→ TO DO
Copy out each line exactly; pictures stay out of the copy.

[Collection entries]
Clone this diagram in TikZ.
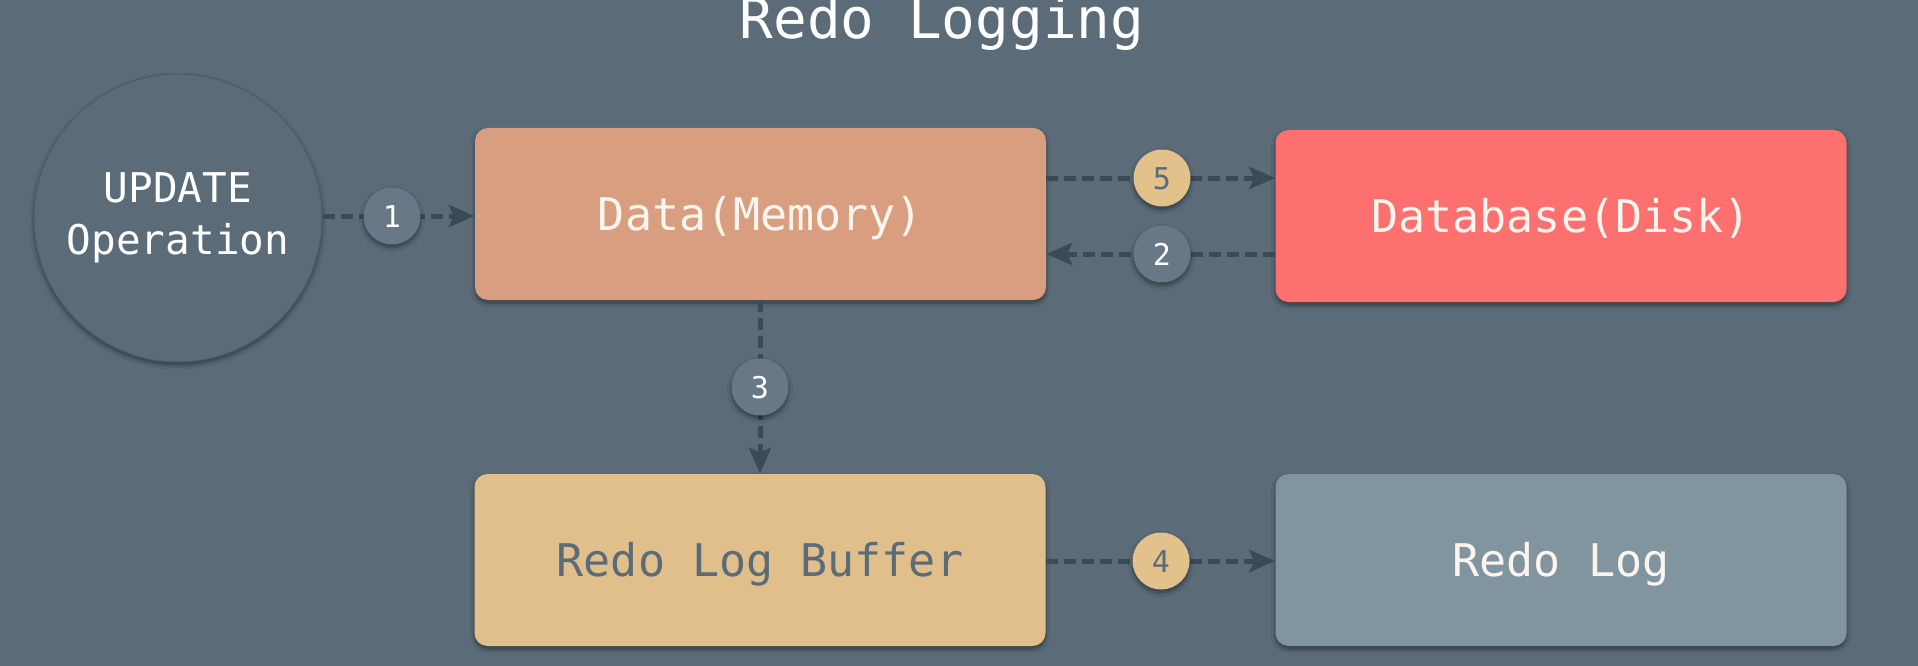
\documentclass[tikz,border=0pt]{standalone}
\usepackage{fontspec}
\setmonofont{DejaVu Sans Mono}
\usetikzlibrary{arrows.meta,shadows.blur}
\definecolor{bg}{HTML}{5B6B78}
\definecolor{arrowc}{HTML}{3A4A57}
\definecolor{memc}{HTML}{D99E80}
\definecolor{diskc}{HTML}{FC7170}
\definecolor{bufc}{HTML}{E0BF8B}
\definecolor{logc}{HTML}{8095A0}
\definecolor{greyb}{HTML}{687886}
\definecolor{yellowb}{HTML}{E2C18A}
\definecolor{lighttext}{HTML}{FBF5EE}
\definecolor{circedge}{HTML}{4D5C68}
\tikzset{
  shade box/.style={blur shadow={shadow xshift=0pt, shadow yshift=-3pt,
      shadow blur radius=4pt, shadow blur steps=8, shadow opacity=45}},
  box/.style={rectangle, rounded corners=13pt, minimum width=571pt, minimum height=172pt,
    inner sep=0pt, text height=32.8pt, text depth=0pt,
    font=\ttfamily\fontsize{45}{54}\selectfont, shade box},
  badge/.style={circle, minimum size=57pt, inner sep=0pt, text height=22pt, text depth=0pt,
    font=\ttfamily\fontsize{30}{36}\selectfont, shade box},
  greybadge/.style={badge, fill=greyb, text=white},
  yellowbadge/.style={badge, fill=yellowb, text=bg},
  flow/.style={draw=arrowc, line width=5pt, dash pattern=on 12pt off 6pt,
    -{Stealth[length=26pt,width=22pt,inset=5pt]}}
}
\begin{document}
\begin{tikzpicture}[x=1pt,y=1pt]
\fill[bg] (0,0) rectangle (1918,-666);
\useasboundingbox (0,0) rectangle (1918,-666);

\node[anchor=base, text=white, font=\ttfamily\fontsize{56}{64}\selectfont] (title) at (942,-39) {Redo Logging};

\node[circle, minimum size=288pt, inner sep=0pt, fill=bg, draw=circedge, line width=1pt,
  text=white, align=center, font=\ttfamily\fontsize{41}{52}\selectfont,
  shade box] (op) at (178,-218) {UPDATE\\Operation};

\node[box, fill=memc, text=lighttext] (mem) at (760.5,-214) {Data(Memory)};
\node[box, fill=diskc, text=lighttext] (disk) at (1561,-216) {Database(Disk)};
\node[box, fill=bufc, text=bg] (buf) at (760,-560) {Redo Log Buffer};
\node[box, fill=logc, text=lighttext] (log) at (1561,-560) {Redo Log};

\coordinate (c1) at (392,-216);
\coordinate (c5) at (1162,-178);
\coordinate (c2) at (1162,-254);
\coordinate (c3) at (760,-387);
\coordinate (c4) at (1161,-561);

\draw[flow] (op.east |- c1) -- (mem.west |- c1);
\draw[flow] (mem.east |- c5) -- (disk.west |- c5);
\draw[flow] (disk.west |- c2) -- (mem.east |- c2);
\draw[flow] (mem.south -| c3) -- (buf.north -| c3);
\draw[flow] (buf.east |- c4) -- (log.west |- c4);

\node[greybadge] (b1) at (c1) {1};
\node[yellowbadge] (b5) at (c5) {5};
\node[greybadge] (b2) at (c2) {2};
\node[greybadge] (b3) at (c3) {3};
\node[yellowbadge] (b4) at (c4) {4};
\end{tikzpicture}
\end{document}
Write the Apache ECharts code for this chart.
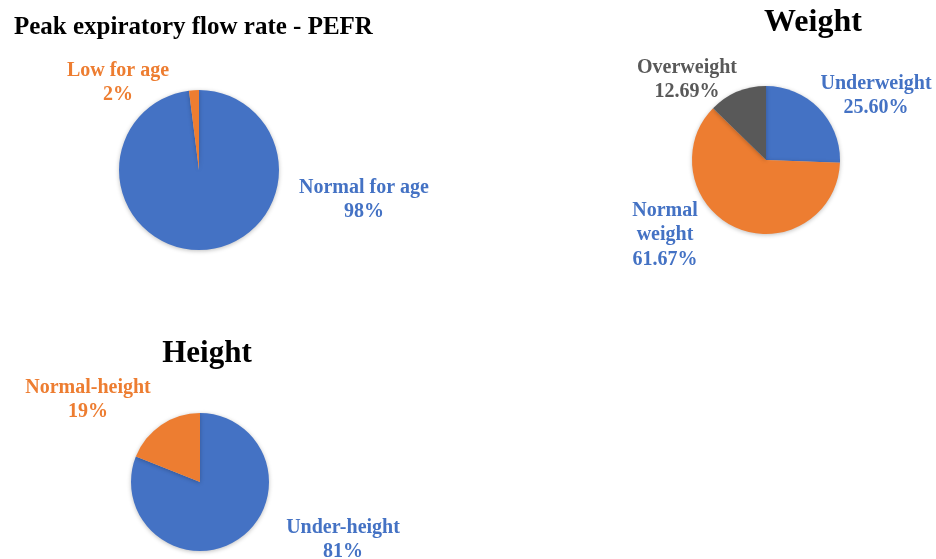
<!DOCTYPE html>
<html>
<head>
<meta charset="utf-8">
<script src="https://cdn.jsdelivr.net/npm/echarts@6/dist/echarts.min.js"></script>
<style>
  html, body { margin: 0; padding: 0; background: #fff; }
  #main { width: 936px; height: 559px; }
</style>
</head>
<body>
<div id="main"></div>
<script>
// data
var pefrNames = ['Normal for age', 'Low for age']
var pefrValues = [98, 2]
var pefrText = ['98%', '2%']

var weightNames = ['Underweight', 'Normal\nweight', 'Overweight']
var weightValues = [25.60, 61.67, 12.69]

var heightNames = ['Under-height', 'Normal-height']
var heightValues = [81, 19]
var heightText = ['81%', '19%']

var BLUE = '#4472C4'
var ORANGE = '#ED7D31'
var GRAY = '#595959'
var SERIF = '"Liberation Serif", "Times New Roman", serif'

// label spots (Excel "best fit" placement)
var labelSpots = [
  [[364, 200], [118, 83]],
  [[876, 96], [665, 235], [687, 80]],
  [[343, 540], [88, 400]]
]

function mkData(names, values, colors, labelColors, texts) {
  return names.map(function(n, i) {
    return {
      name: n,
      value: values[i],
      itemStyle: { color: colors[i] },
      label: {
        color: labelColors[i],
        formatter: texts ? n + '\n' + texts[i] : n + '\n' + values[i].toFixed(2) + '%'
      }
    }
  })
}

function pieSeries(idx, center, radius, data) {
  return {
    type: 'pie',
    center: center,
    radius: radius,
    startAngle: 90,
    clockwise: true,
    silent: true,
    animation: false,
    itemStyle: {
      borderWidth: 0,
      shadowBlur: 4,
      shadowColor: 'rgba(0,0,0,0.25)',
      shadowOffsetY: 1
    },
    label: {
      show: true,
      position: 'outside',
      overflow: 'none',
      fontFamily: SERIF,
      fontWeight: 'bold',
      fontSize: 20,
      lineHeight: 24.5,
      align: 'center'
    },
    labelLine: { show: false },
    labelLayout: function(p) {
      var s = labelSpots[idx][p.dataIndex]
      return { x: s[0], y: s[1], align: 'center', verticalAlign: 'middle' }
    },
    data: data
  }
}

var chart = echarts.init(document.getElementById('main'))
chart.setOption({
  backgroundColor: '#fff',
  title: [
    {
      text: 'Peak expiratory flow rate - PEFR',
      left: 9, top: 10,
      textStyle: { fontFamily: SERIF, fontWeight: 'bold', fontSize: 25, color: '#000' }
    },
    {
      text: 'Weight',
      left: 808, top: 2, textAlign: 'center',
      textStyle: { fontFamily: SERIF, fontWeight: 'bold', fontSize: 32, color: '#000' }
    },
    {
      text: 'Height',
      left: 202, top: 333, textAlign: 'center',
      textStyle: { fontFamily: SERIF, fontWeight: 'bold', fontSize: 31, color: '#000' }
    }
  ],
  series: [
    pieSeries(0, [199, 170], 80,
      mkData(pefrNames, pefrValues, [BLUE, ORANGE], [BLUE, ORANGE], pefrText)),
    pieSeries(1, [766, 160], 74,
      mkData(weightNames, weightValues, [BLUE, ORANGE, GRAY], [BLUE, BLUE, GRAY])),
    pieSeries(2, [200, 482], 69,
      mkData(heightNames, heightValues, [BLUE, ORANGE], [BLUE, ORANGE], heightText))
  ]
})
</script>
</body>
</html>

→ ANSWER FOR THE TASK
Clone this diagram in TikZ.
\documentclass[tikz,border=0pt]{standalone}
\usepackage{fontspec}
\setmonofont{DejaVu Sans Mono}
\usetikzlibrary{arrows.meta,shadows.blur}
\definecolor{bg}{HTML}{5B6B78}
\definecolor{arrowc}{HTML}{3A4A57}
\definecolor{memc}{HTML}{D99E80}
\definecolor{diskc}{HTML}{FC7170}
\definecolor{bufc}{HTML}{E0BF8B}
\definecolor{logc}{HTML}{8095A0}
\definecolor{greyb}{HTML}{687886}
\definecolor{yellowb}{HTML}{E2C18A}
\definecolor{lighttext}{HTML}{FBF5EE}
\definecolor{circedge}{HTML}{4D5C68}
\tikzset{
  shade box/.style={blur shadow={shadow xshift=0pt, shadow yshift=-3pt,
      shadow blur radius=4pt, shadow blur steps=8, shadow opacity=45}},
  box/.style={rectangle, rounded corners=13pt, minimum width=571pt, minimum height=172pt,
    inner sep=0pt, text height=32.8pt, text depth=0pt,
    font=\ttfamily\fontsize{45}{54}\selectfont, shade box},
  badge/.style={circle, minimum size=57pt, inner sep=0pt, text height=22pt, text depth=0pt,
    font=\ttfamily\fontsize{30}{36}\selectfont, shade box},
  greybadge/.style={badge, fill=greyb, text=white},
  yellowbadge/.style={badge, fill=yellowb, text=bg},
  flow/.style={draw=arrowc, line width=5pt, dash pattern=on 12pt off 6pt,
    -{Stealth[length=26pt,width=22pt,inset=5pt]}}
}
\begin{document}
\begin{tikzpicture}[x=1pt,y=1pt]
\fill[bg] (0,0) rectangle (1918,-666);
\useasboundingbox (0,0) rectangle (1918,-666);

\node[anchor=base, text=white, font=\ttfamily\fontsize{56}{64}\selectfont] (title) at (942,-39) {Redo Logging};

\node[circle, minimum size=288pt, inner sep=0pt, fill=bg, draw=circedge, line width=1pt,
  text=white, align=center, font=\ttfamily\fontsize{41}{52}\selectfont,
  shade box] (op) at (178,-218) {UPDATE\\Operation};

\node[box, fill=memc, text=lighttext] (mem) at (760.5,-214) {Data(Memory)};
\node[box, fill=diskc, text=lighttext] (disk) at (1561,-216) {Database(Disk)};
\node[box, fill=bufc, text=bg] (buf) at (760,-560) {Redo Log Buffer};
\node[box, fill=logc, text=lighttext] (log) at (1561,-560) {Redo Log};

\coordinate (c1) at (392,-216);
\coordinate (c5) at (1162,-178);
\coordinate (c2) at (1162,-254);
\coordinate (c3) at (760,-387);
\coordinate (c4) at (1161,-561);

\draw[flow] (op.east |- c1) -- (mem.west |- c1);
\draw[flow] (mem.east |- c5) -- (disk.west |- c5);
\draw[flow] (disk.west |- c2) -- (mem.east |- c2);
\draw[flow] (mem.south -| c3) -- (buf.north -| c3);
\draw[flow] (buf.east |- c4) -- (log.west |- c4);

\node[greybadge] (b1) at (c1) {1};
\node[yellowbadge] (b5) at (c5) {5};
\node[greybadge] (b2) at (c2) {2};
\node[greybadge] (b3) at (c3) {3};
\node[yellowbadge] (b4) at (c4) {4};
\end{tikzpicture}
\end{document}
Write the Apache ECharts code for this chart.
<!DOCTYPE html>
<html>
<head>
<meta charset="utf-8">
<script src="https://cdn.jsdelivr.net/npm/echarts@6/dist/echarts.min.js"></script>
<style>
  html, body { margin: 0; padding: 0; background: #fff; }
  #main { width: 936px; height: 559px; }
</style>
</head>
<body>
<div id="main"></div>
<script>
// data
var pefrNames = ['Normal for age', 'Low for age']
var pefrValues = [98, 2]
var pefrText = ['98%', '2%']

var weightNames = ['Underweight', 'Normal\nweight', 'Overweight']
var weightValues = [25.60, 61.67, 12.69]

var heightNames = ['Under-height', 'Normal-height']
var heightValues = [81, 19]
var heightText = ['81%', '19%']

var BLUE = '#4472C4'
var ORANGE = '#ED7D31'
var GRAY = '#595959'
var SERIF = '"Liberation Serif", "Times New Roman", serif'

// label spots (Excel "best fit" placement)
var labelSpots = [
  [[364, 200], [118, 83]],
  [[876, 96], [665, 235], [687, 80]],
  [[343, 540], [88, 400]]
]

function mkData(names, values, colors, labelColors, texts) {
  return names.map(function(n, i) {
    return {
      name: n,
      value: values[i],
      itemStyle: { color: colors[i] },
      label: {
        color: labelColors[i],
        formatter: texts ? n + '\n' + texts[i] : n + '\n' + values[i].toFixed(2) + '%'
      }
    }
  })
}

function pieSeries(idx, center, radius, data) {
  return {
    type: 'pie',
    center: center,
    radius: radius,
    startAngle: 90,
    clockwise: true,
    silent: true,
    animation: false,
    itemStyle: {
      borderWidth: 0,
      shadowBlur: 4,
      shadowColor: 'rgba(0,0,0,0.25)',
      shadowOffsetY: 1
    },
    label: {
      show: true,
      position: 'outside',
      overflow: 'none',
      fontFamily: SERIF,
      fontWeight: 'bold',
      fontSize: 20,
      lineHeight: 24.5,
      align: 'center'
    },
    labelLine: { show: false },
    labelLayout: function(p) {
      var s = labelSpots[idx][p.dataIndex]
      return { x: s[0], y: s[1], align: 'center', verticalAlign: 'middle' }
    },
    data: data
  }
}

var chart = echarts.init(document.getElementById('main'))
chart.setOption({
  backgroundColor: '#fff',
  title: [
    {
      text: 'Peak expiratory flow rate - PEFR',
      left: 9, top: 10,
      textStyle: { fontFamily: SERIF, fontWeight: 'bold', fontSize: 25, color: '#000' }
    },
    {
      text: 'Weight',
      left: 808, top: 2, textAlign: 'center',
      textStyle: { fontFamily: SERIF, fontWeight: 'bold', fontSize: 32, color: '#000' }
    },
    {
      text: 'Height',
      left: 202, top: 333, textAlign: 'center',
      textStyle: { fontFamily: SERIF, fontWeight: 'bold', fontSize: 31, color: '#000' }
    }
  ],
  series: [
    pieSeries(0, [199, 170], 80,
      mkData(pefrNames, pefrValues, [BLUE, ORANGE], [BLUE, ORANGE], pefrText)),
    pieSeries(1, [766, 160], 74,
      mkData(weightNames, weightValues, [BLUE, ORANGE, GRAY], [BLUE, BLUE, GRAY])),
    pieSeries(2, [200, 482], 69,
      mkData(heightNames, heightValues, [BLUE, ORANGE], [BLUE, ORANGE], heightText))
  ]
})
</script>
</body>
</html>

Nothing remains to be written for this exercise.